Recentemente hai presentato delle proiezioni strutturate come dittici o trittici.

Grazia Toderi: I dittici e i trittici sono nati soprattutto dalla voglia di giocare a creare leggi fisiche differenti, un po' come Alice attraverso lo Specchio. Nel caso di L'atrio ad esempio volevo riprendere lo stesso ambiente di una bellissima sala del Castello di Rivoli, detta Sala di Diana e Apollo, nella quale ci sono due grandi nicchie rosse decorate, perfettamente simmetriche, che danno su due porte ora chiuse. Volevo giocare a palla con il castello. Così nel video di sinistra una figura femminile seduta di spalle lancia una palla rossa che attraversa una porta e viene inghiottita da uno spazio nero per tornare, dopo qualche secondo, tra le mani della donna. Nel video di destra una figura maschile lancia delle palline in aria come un giocoliere, tracciando traiettorie e orbite. Nel video di destra impera la legge del caos e dell'imperfezione, in quello di sinistra quella della perfezione di un gesto che si ripete all'infinito. Sul gioco e su leggi fisiche impossibili era basato anche l'altro dittico esposto al Castello di Rivoli, I gemelli dei castelli, o quello esposto alla Galleria Giò Marconi, Orbite, nel quale due tiri di trottola diventavano due orbite ellittiche perfette e infinite.

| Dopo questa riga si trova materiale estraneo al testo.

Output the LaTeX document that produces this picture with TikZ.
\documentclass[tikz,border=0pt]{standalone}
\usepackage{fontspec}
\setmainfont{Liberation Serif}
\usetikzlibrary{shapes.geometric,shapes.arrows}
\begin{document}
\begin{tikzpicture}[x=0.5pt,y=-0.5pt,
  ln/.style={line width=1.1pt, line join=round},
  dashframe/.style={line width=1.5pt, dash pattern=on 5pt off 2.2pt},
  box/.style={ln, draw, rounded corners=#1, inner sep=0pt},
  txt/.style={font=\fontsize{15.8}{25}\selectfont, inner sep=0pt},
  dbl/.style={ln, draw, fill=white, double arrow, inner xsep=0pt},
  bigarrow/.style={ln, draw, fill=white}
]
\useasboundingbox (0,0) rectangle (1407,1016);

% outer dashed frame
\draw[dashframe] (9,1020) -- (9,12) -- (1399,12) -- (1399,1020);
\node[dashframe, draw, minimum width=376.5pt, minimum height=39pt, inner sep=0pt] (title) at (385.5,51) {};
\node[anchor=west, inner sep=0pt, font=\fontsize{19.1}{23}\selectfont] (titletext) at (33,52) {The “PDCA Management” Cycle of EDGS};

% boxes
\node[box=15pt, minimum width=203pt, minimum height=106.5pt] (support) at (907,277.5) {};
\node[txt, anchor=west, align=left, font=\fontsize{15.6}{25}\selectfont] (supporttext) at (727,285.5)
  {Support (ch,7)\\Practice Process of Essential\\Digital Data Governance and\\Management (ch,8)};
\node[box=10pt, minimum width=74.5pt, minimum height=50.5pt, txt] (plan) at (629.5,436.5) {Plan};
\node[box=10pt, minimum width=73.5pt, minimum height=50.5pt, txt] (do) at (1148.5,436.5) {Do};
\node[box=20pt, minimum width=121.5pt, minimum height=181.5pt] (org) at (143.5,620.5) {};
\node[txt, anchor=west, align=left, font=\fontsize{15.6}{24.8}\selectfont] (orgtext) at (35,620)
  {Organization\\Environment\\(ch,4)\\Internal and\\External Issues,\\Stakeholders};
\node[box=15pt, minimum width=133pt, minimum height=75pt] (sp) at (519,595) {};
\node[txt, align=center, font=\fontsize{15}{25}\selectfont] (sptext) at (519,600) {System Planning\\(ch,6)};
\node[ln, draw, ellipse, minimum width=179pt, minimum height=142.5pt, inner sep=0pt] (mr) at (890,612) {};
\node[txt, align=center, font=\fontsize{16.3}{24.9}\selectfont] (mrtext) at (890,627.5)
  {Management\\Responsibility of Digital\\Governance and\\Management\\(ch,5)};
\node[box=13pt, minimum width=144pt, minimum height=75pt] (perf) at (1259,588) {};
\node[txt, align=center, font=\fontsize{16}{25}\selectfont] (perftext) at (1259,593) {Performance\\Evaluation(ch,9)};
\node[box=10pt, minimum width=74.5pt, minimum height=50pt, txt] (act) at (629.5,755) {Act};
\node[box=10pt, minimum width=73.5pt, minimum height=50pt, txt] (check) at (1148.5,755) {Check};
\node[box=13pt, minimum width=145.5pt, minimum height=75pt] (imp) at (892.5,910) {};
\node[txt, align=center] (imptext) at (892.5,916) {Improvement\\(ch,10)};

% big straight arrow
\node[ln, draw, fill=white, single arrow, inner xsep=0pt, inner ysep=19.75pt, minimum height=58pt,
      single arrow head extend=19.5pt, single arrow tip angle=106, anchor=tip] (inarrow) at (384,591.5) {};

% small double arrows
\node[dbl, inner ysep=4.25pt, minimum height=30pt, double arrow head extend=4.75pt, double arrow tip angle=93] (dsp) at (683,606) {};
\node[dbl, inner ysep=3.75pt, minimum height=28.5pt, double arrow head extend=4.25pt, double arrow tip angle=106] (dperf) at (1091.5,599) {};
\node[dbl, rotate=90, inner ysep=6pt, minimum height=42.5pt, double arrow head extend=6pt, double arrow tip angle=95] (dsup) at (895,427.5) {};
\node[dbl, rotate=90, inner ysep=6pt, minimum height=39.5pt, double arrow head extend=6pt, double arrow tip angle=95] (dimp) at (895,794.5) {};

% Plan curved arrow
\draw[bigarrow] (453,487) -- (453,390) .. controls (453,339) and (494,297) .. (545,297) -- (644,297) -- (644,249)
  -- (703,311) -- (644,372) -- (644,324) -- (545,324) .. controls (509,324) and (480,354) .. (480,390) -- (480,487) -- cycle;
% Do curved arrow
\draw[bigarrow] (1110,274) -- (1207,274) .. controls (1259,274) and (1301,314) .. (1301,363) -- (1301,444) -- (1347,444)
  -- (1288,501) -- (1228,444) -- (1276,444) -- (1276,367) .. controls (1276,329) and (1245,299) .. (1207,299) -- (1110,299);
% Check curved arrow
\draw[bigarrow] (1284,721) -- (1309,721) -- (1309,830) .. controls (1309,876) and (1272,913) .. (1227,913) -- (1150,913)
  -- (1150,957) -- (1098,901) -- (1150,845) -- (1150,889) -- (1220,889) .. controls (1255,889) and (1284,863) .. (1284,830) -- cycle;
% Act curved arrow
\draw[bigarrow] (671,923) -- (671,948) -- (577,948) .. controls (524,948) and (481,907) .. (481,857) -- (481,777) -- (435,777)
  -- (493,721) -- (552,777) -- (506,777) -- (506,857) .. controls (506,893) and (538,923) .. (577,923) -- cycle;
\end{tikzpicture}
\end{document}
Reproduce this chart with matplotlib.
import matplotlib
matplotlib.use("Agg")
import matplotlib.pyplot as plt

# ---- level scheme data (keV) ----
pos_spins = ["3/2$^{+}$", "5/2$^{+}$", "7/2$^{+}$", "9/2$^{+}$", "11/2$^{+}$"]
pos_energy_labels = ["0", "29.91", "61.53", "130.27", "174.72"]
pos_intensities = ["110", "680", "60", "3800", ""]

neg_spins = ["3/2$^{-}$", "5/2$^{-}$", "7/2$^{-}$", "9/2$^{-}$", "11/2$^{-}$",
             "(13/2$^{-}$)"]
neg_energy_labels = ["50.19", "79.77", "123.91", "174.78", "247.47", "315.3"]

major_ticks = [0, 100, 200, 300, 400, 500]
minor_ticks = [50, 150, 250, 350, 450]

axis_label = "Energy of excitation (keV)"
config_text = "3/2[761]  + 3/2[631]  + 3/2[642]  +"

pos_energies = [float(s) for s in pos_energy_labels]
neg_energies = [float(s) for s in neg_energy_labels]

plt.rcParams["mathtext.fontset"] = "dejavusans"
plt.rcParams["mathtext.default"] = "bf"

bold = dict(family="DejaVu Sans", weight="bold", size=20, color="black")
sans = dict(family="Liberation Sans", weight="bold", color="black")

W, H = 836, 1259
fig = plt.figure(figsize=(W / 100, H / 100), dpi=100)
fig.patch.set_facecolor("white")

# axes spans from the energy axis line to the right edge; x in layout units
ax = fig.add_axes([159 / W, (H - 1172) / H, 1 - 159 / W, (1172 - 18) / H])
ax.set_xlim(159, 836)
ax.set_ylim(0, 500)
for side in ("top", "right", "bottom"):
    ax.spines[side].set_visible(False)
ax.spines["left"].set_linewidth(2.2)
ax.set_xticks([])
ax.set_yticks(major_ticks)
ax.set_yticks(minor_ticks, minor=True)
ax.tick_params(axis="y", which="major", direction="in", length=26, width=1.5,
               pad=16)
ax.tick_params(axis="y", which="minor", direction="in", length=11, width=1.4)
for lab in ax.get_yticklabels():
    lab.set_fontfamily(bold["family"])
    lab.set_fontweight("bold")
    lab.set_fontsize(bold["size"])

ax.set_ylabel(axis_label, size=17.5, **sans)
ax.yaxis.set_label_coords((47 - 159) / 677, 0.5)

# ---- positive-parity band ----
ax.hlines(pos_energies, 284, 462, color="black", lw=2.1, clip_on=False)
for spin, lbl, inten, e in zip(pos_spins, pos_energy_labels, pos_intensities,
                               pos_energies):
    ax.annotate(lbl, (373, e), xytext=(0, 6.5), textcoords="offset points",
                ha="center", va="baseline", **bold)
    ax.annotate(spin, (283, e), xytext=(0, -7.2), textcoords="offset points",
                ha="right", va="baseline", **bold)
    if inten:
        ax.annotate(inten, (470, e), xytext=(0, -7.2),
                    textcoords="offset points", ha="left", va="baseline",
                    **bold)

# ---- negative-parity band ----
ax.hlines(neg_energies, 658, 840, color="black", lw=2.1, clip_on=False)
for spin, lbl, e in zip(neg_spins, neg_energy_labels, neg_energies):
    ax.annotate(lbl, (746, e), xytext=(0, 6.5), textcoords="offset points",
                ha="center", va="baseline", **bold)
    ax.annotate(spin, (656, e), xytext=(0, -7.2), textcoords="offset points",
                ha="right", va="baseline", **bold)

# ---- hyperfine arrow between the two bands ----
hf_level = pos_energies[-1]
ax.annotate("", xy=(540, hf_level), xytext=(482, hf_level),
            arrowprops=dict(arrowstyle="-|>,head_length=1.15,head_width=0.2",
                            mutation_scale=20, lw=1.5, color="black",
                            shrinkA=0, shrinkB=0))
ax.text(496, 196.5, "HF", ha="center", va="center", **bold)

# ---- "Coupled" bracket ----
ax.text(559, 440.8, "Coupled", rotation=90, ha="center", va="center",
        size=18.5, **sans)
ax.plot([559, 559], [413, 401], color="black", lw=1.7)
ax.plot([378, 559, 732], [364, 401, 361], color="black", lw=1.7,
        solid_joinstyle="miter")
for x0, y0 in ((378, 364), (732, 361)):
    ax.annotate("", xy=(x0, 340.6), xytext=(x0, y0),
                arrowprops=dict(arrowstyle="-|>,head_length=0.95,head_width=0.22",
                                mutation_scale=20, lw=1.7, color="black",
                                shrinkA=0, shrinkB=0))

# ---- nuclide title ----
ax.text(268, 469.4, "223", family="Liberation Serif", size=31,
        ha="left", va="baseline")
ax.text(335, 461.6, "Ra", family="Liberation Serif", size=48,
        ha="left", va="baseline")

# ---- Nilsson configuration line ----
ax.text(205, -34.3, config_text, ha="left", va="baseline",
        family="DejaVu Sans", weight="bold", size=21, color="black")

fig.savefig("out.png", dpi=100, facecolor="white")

Trottole, palle, giocolieri, ma anche fatine, e bambole: che valore ha questa componente ludica e infantile nel tuo lavoro?

Grazia Toderi: L'infanzia mi interessa solo come rapporto con lo stupore e la conoscenza, come tempo di esperienza di una dimensione ancora sconosciuta. Il gioco è la prima relazione che si instaura per conoscere il mondo. Attraverso il gioco apprendi le leggi del mondo. La palla è un'enigmatica rappresentazione del mondo e dell'universo, oggetto assoluto con il quale ognuno ha giocato da piccolo. La palla si lancia in aria, piccolo pianeta che sfida la gravità; le trottole creano anelli dinamici come orbite, i piattini del giocoliere sono dischi volanti... Inoltre il gioco è sempre la sfida di un limite, ha una grande tensione idealistica e utopistica, oltre ovviamente a una enorme componente creativa.